Reputation: 2033
I have written a code that reads a large (>15 GB) text file and converts the data for a csv file one line at a time.
txt_file = fileName+".txt"
csv_file = fileName+".csv"
with open(txt_file, "r") as tf, open(csv_file, "w") as cf:
for line in tf:
cf.writelines(" ".join(line.split()).replace(' ', ','))
cf.write("\n")
edit:
As for the data,
Data in input file:
abc def ghi jkl
Expected data in output file:
abc,def,ghi,jkl
I am using Python 2.7.6 in Mac OSX 10.10.3
Upvotes: 0
Views: 1866
Reputation: 3560
The easiest way to do it is this.
with open("file.json", "r") as r, open("write.csv", "a") as w:
lines = []
for l in r:
#Process l
if len(lines) < 1000000: #Only uses 54mb of RAM so I hear
lines.append(l)
else:
w.writelines(lines)
del lines[:]
Upvotes: -1
Reputation: 2040
I know this is not technically answering your question, but if you are able to process the files before your python script, I believe using sed would be the fastest way to do this. Considering your large file sizes, I think it is worth the non python related suggestion.
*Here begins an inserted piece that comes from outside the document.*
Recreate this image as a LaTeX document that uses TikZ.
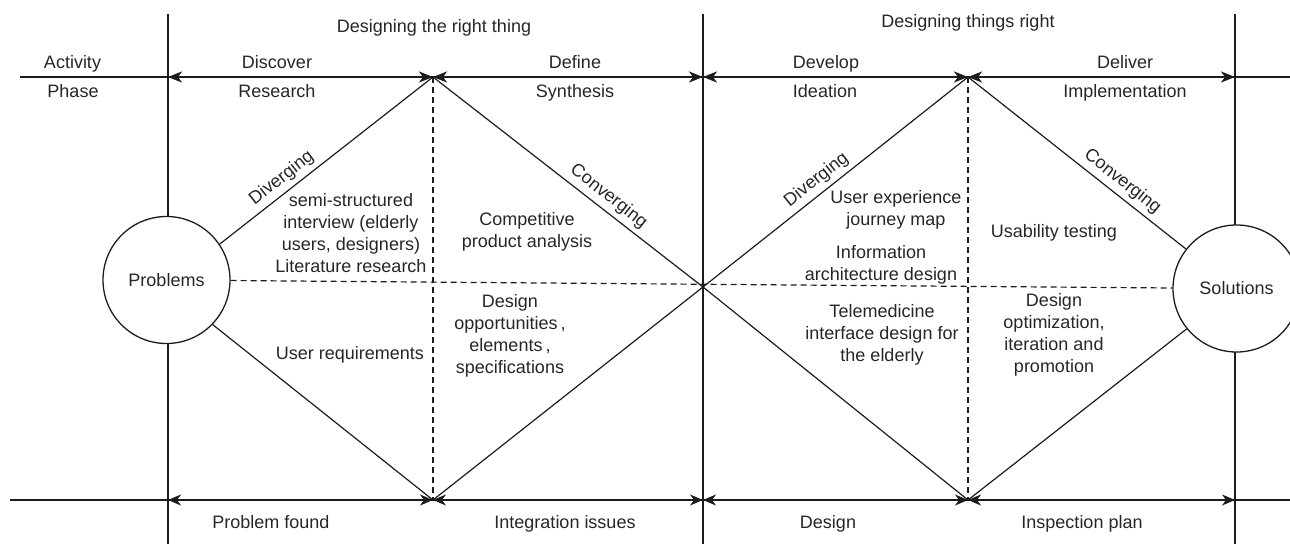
\documentclass[tikz,border=0pt]{standalone}
\usepackage{fontspec}
\setmainfont{Liberation Sans}
\usetikzlibrary{arrows.meta}
\definecolor{ink}{HTML}{1C1C1C}
\definecolor{txtc}{HTML}{262626}
\tikzset{
  txt/.style={font=\fontsize{18}{22}\selectfont, text=txtc, inner sep=0pt},
  block/.style={txt, align=center},
  rim/.style={circle, draw=ink, line width=1.3pt, fill=white, minimum size=127pt, inner sep=0pt, txt},
  thinln/.style={draw=ink, line width=1.2pt},
  dline/.style={draw=ink, line width=1.2pt, dash pattern=on 6pt off 4pt},
  tiptop/.style={Stealth[length=14pt,width=11pt,inset=4pt]},
  toparr/.style={draw=ink, line width=2.2pt, {Stealth[length=14pt,width=11pt,inset=4pt]}-{Stealth[length=14pt,width=11pt,inset=4pt]}},
  botarr/.style={draw=ink, line width=1.3pt, {Stealth[length=13pt,width=11pt,inset=4pt]}-{Stealth[length=13pt,width=11pt,inset=4pt]}},
  slab/.style={txt, sloped, above, inner sep=4.5pt}
}
\begin{document}
\begin{tikzpicture}[x=1pt,y=-1pt]
\useasboundingbox (0,0) rectangle (1290,544);
\clip (0,0) rectangle (1290,544);
% coordinates
\coordinate (L0t) at (168,14);  \coordinate (L0b) at (168,544);
\coordinate (L1t) at (703,14);  \coordinate (L1b) at (703,544);
\coordinate (L2t) at (1235,14); \coordinate (L2b) at (1235,544);
\coordinate (Hs) at (20,77);  \coordinate (He) at (1290,77);
\coordinate (Ks) at (10,500); \coordinate (Ke) at (1290,500);
\coordinate (A0) at (168,77); \coordinate (T1) at (433,77); \coordinate (A2) at (703,77);
\coordinate (T2) at (968,77); \coordinate (A4) at (1235,77);
\coordinate (B0) at (168,500); \coordinate (B1) at (433,500); \coordinate (B2) at (703,500);
\coordinate (B3) at (968,500); \coordinate (B4) at (1235,500);
\coordinate (C) at (703,287);
% frame lines
\draw[thinln] (L0t) -- (L0b);
\draw[thinln] (L1t) -- (L1b);
\draw[thinln] (L2t) -- (L2b);
\draw[thinln] (Hs) -- (He);
\draw[thinln] (Ks) -- (Ke);
% arrows
\draw[toparr] (A0) -- (T1);
\draw[toparr] (T1) -- (A2);
\draw[toparr] (A2) -- (T2);
\draw[toparr] (T2) -- (A4);
\draw[botarr] (B0) -- (B1);
\draw[botarr] (B1) -- (B2);
\draw[botarr] (B2) -- (B3);
\draw[botarr] (B3) -- (B4);
% circles
\node[rim] (Problems) at (166.5,280) {Problems};
\node[rim] (Solutions) at (1236.5,288.5) {Solutions};
% dashed
\draw[dline] (Problems) -- (Solutions);
\draw[dline] (T1) -- (B1);
\draw[dline] (T2) -- (B3);
% diamonds
\draw[thinln] (Problems.34) -- node[slab, pos=0.33] {Diverging} (T1);
\draw[thinln] (T1) -- node[slab, pos=0.62] {Converging} (C);
\draw[thinln] (C) -- (B1);
\draw[thinln] (B1) -- (Problems.-44);
\draw[thinln] (C) -- node[slab, pos=0.46] {Diverging} (T2);
\draw[thinln] (T2) -- node[slab, pos=0.67] {Converging} (Solutions.142);
\draw[thinln] (C) -- (B3);
\draw[thinln] (B3) -- (Solutions.219);
% headings
\node[txt, anchor=base] (h1) at (434,32) {Designing the right thing};
\node[txt, anchor=base] (h2) at (968,27) {Designing things right};
% top labels
\node[txt, anchor=base] (act) at (72.5,68) {Activity};
\node[txt, anchor=base] (pha) at (73,97) {Phase};
\node[txt, anchor=base] (dis) at (277,68) {Discover};
\node[txt, anchor=base] (res) at (277,97) {Research};
\node[txt, anchor=base] (def) at (575,68) {Define};
\node[txt, anchor=base] (syn) at (575,97) {Synthesis};
\node[txt, anchor=base] (dev) at (826,68) {Develop};
\node[txt, anchor=base] (ide) at (825,97) {Ideation};
\node[txt, anchor=base] (del) at (1125,68) {Deliver};
\node[txt, anchor=base] (imp) at (1125,97) {Implementation};
% bottom labels
\node[txt, anchor=base] (pf) at (271,528) {Problem found};
\node[txt, anchor=base] (ii) at (565,528) {Integration issues};
\node[txt, anchor=base] (de) at (828,528) {Design};
\node[txt, anchor=base] (ip) at (1082,528) {Inspection plan};
% blocks
\node[block] (q1) at (351,233) {semi-structured\\interview (elderly\\users, designers)\\Literature research};
\node[block] (q1b) at (350,355) {User requirements};
\node[block] (q2) at (527,232) {Competitive\\product analysis};
\node[block] (q2b) at (510,336) {Design\\opportunities\,,\\elements\,,\\specifications};
\node[block] (q3) at (896,210) {User experience\\journey map};
\node[block] (q3m) at (881,265) {Information\\architecture design};
\node[block] (q3b) at (882,335) {Telemedicine\\interface design for\\the elderly};
\node[block] (q4) at (1054,233) {Usability testing};
\node[block] (q4b) at (1054,335) {Design\\optimization,\\iteration and\\promotion};
\end{tikzpicture}
\end{document}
How to replace space with comma using sed
You can do this via command line before starting your python script, or even invoke it within your script using subprocess.
Upvotes: 0
Reputation: 1124548
Leave parsing and formatting CSV to the csv
module:
import csv
txt_file = fileName + ".txt"
csv_file = fileName + ".csv"
with open(txt_file, "rb") as tf, open(csv_file, "wb") as cf:
reader = csv.reader(tf, delimiter=' ')
writer = csv.writer(cf)
writer.writerows(reader)
or if you have strange quoting, treating the input file as text and manually splitting:
import csv
txt_file = fileName + ".txt"
csv_file = fileName + ".csv"
with open(txt_file, "rb") as tf, open(csv_file, "wb") as cf:
writer = csv.writer(cf)
writer.writerows(line.split() for line in tf)
File streams use buffers to read and write data in chunks.
Upvotes: 2